Work on the Industrial park is almost complete.
A culvert is rusted out on a road into the park, creating a sink hole. It will be replaced.
Agenda for the meeting had called for denial or acceptance of a lease with Prue Holdings, LLC, but Clerk/Treasurer Schutte said the village's attorney has issues with the way the contract is worded and felt they should meet with them before voting on the contract. Edgecombe said he would see Tom Prue later that evening and would talk to him. Clerk Schutte suggested if necessary they could schedule a special board meeting.
There have been issues with maintenance at 105 Colburn Street and 2041 County Q and cleanup notices have been sent to the property owners. Mark Podoski, owner of the property at 105 Colburn, had attended the July board meeting to find out what the village was doing in regard to his property, and was on hand again for the August meeting. He told the board he is working on the property, but is not 100 percent done with the bookwork and will let the board know next month what will be done. Kevin Schutte said there has been some improvement.

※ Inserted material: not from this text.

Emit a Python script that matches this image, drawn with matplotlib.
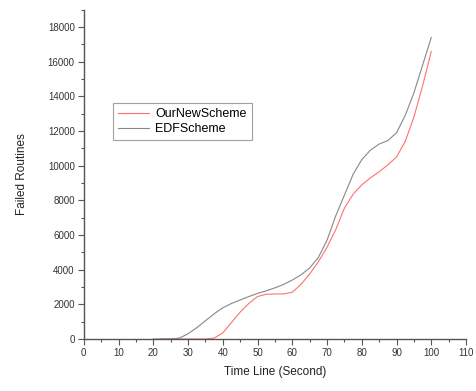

Clerk Schutte said letters were sent to the other property owners that if their properties are not cleaned up by Monday, Aug. 14 the village will send someone to do it and bill them.
"They're literally piled with garbage," Kevin Schutte declared.
Clerk Schutte reported she has sent an e-mail to the church that has been using the Community Center for services for over four years asking what their plans are. When they started renting the Community Center space it was indicated the arrangement would be temporary. "I think we've outgrown each other," Clerk Schutte commented. "It's getting to be inconvenient for both parties." She said the church stores materials in a closet there and leaves some things set up, and services are held when people who rent the hall for other events need to be either setting up or cleaning up. Because the Community Center is being rented out more for other events it is getting harder to prevent conflicts, she said.
At Clerk Schutte's request the board approved using a QuickBooks credit card option. She said it is cheaper than govpay.net, and goes with her accounting system.